## SHORT EXERCISE
Copy each record exactly as it reads, leaving out any pictures it holds.

Entries taken from a collection:
------------------------------------
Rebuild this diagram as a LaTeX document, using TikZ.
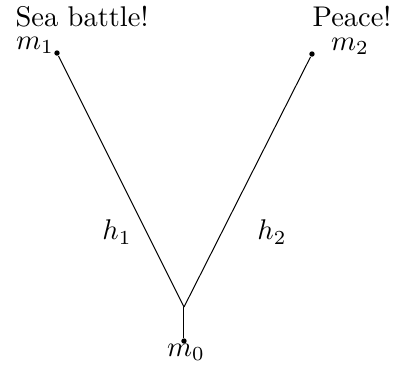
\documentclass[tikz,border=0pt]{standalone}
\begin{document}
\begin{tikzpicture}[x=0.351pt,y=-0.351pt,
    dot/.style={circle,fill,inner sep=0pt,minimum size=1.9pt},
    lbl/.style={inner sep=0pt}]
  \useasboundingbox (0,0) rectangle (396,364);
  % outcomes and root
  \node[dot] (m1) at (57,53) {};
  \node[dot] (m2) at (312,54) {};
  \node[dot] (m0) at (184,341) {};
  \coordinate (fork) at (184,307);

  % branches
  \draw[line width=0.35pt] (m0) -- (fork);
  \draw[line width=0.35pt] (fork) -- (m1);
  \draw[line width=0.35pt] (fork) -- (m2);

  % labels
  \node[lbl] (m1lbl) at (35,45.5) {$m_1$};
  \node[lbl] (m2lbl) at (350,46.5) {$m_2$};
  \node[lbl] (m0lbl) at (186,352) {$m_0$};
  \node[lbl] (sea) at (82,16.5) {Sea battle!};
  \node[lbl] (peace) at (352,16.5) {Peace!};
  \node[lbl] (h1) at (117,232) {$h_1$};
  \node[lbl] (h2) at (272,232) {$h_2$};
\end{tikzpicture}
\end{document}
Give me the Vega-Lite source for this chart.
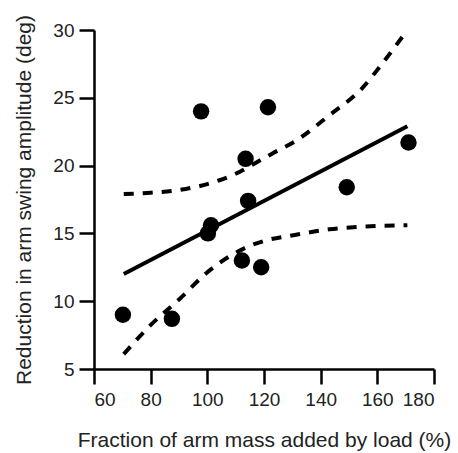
------------------------------------
## RESULT BELOW
Rebuild this diagram as a LaTeX document, using TikZ.
\documentclass[tikz,border=0pt]{standalone}
\begin{document}
\begin{tikzpicture}[x=0.351pt,y=-0.351pt,
    dot/.style={circle,fill,inner sep=0pt,minimum size=1.9pt},
    lbl/.style={inner sep=0pt}]
  \useasboundingbox (0,0) rectangle (396,364);
  % outcomes and root
  \node[dot] (m1) at (57,53) {};
  \node[dot] (m2) at (312,54) {};
  \node[dot] (m0) at (184,341) {};
  \coordinate (fork) at (184,307);

  % branches
  \draw[line width=0.35pt] (m0) -- (fork);
  \draw[line width=0.35pt] (fork) -- (m1);
  \draw[line width=0.35pt] (fork) -- (m2);

  % labels
  \node[lbl] (m1lbl) at (35,45.5) {$m_1$};
  \node[lbl] (m2lbl) at (350,46.5) {$m_2$};
  \node[lbl] (m0lbl) at (186,352) {$m_0$};
  \node[lbl] (sea) at (82,16.5) {Sea battle!};
  \node[lbl] (peace) at (352,16.5) {Peace!};
  \node[lbl] (h1) at (117,232) {$h_1$};
  \node[lbl] (h2) at (272,232) {$h_2$};
\end{tikzpicture}
\end{document}
Give me the Vega-Lite source for this chart.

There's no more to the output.